SITTING in the safety and comfort of their middle-class lifestyles, too many people are now experts about illegal drugs. There are only two groups that understand that business well—law enforcers and the producers and suppliers of the drugs.
The first idea that there is little difference between legal alcohol and illegal methamphetamine (shabu) is ignorant, naïve and dangerous. Often, if not regularly, most people do not drink to get drunk. When using illegal drugs, the only purpose is to get “high” and most regularly, as high as possible. No one ever said, “It was a busy day at work. I’ll inhale a little shabu to relax before I eat dinner.”
The idea that the police are specifically and maliciously targeting areas where the lower economic groups live in the antidrug campaign is also wrong. There is nothing malicious about it. Drug dealers and law enforcement know that is where the best market for mass-produced illegal drugs happens to be. It has always been that way.
In the novel The Godfather, crime boss Joe Zaluchi has this to say about the drug business, “In my city, we would keep the traffic in the dark people—the colored. They’re animals anyway, so let them lose their souls.” The middle and upper classes really do not care about mass-produced illegal drugs that their children will probably not use, except that they do not want the poor people stealing from them to buy those drugs. Notice the outrage about drugs only after the Ecstasy deaths at a P2,000-per-ticket concert. Not many tricycle drivers attended.

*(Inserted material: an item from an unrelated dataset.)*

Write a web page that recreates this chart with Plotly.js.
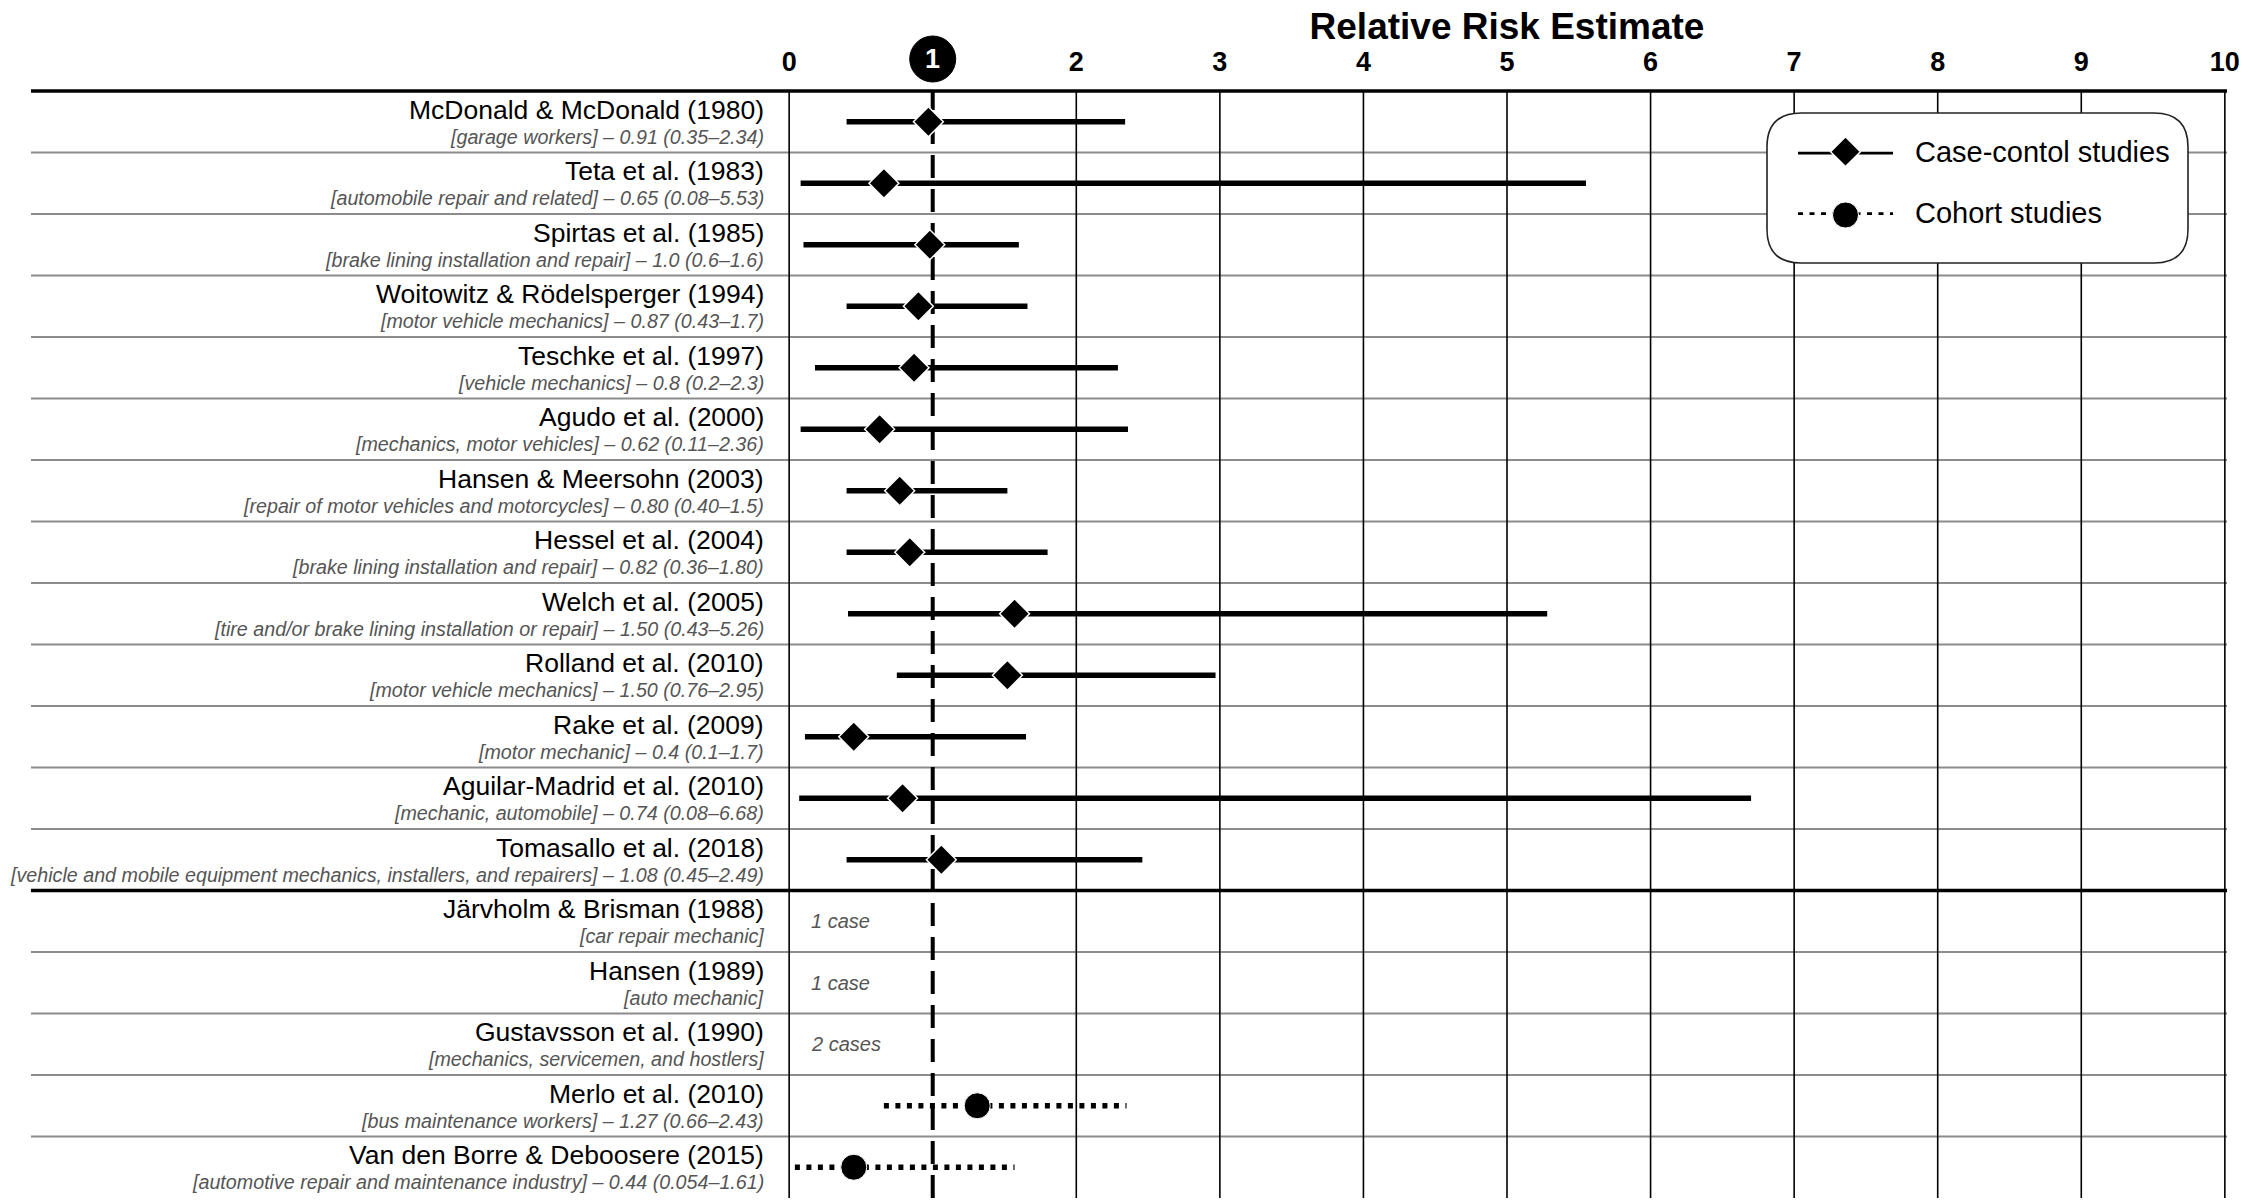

Several decades ago, a US radio personality asked listeners to each send him one US dollar by mail. He received millions. He said of the experience, “It’s easier to get a million people to give you one dollar than to get one person to give you a million dollars.” So it is with the drug business. We see drug busts of P5 million of the high-end illegal Ecstasy drug. We see the police take down P50 million of the low-end shabu.
Notice also, shabu is called “the poor man’s cocaine” not that “cocaine is the rich man’s shabu.”
Shabu is cheap to produce in massive quantities and as Sen. Edgardo S. Angara recently pointed out, “Hard for us to fathom a business with a markup of 650 percent.” A small purchase of P50 can give the buyer a good “high”. There is nothing fancy about shabu; it just does its job well at a price that everyone can afford.
Being so concerned about the “human rights” of the poor, maybe it is time to consider that also a human right is to be able to live in an environment that is free from the predators that supply killer drugs. If the drug business “experts” want to protect the “poor” people, then begin by protecting them from the evil drug suppliers that take their money, their future and the lives of the poor.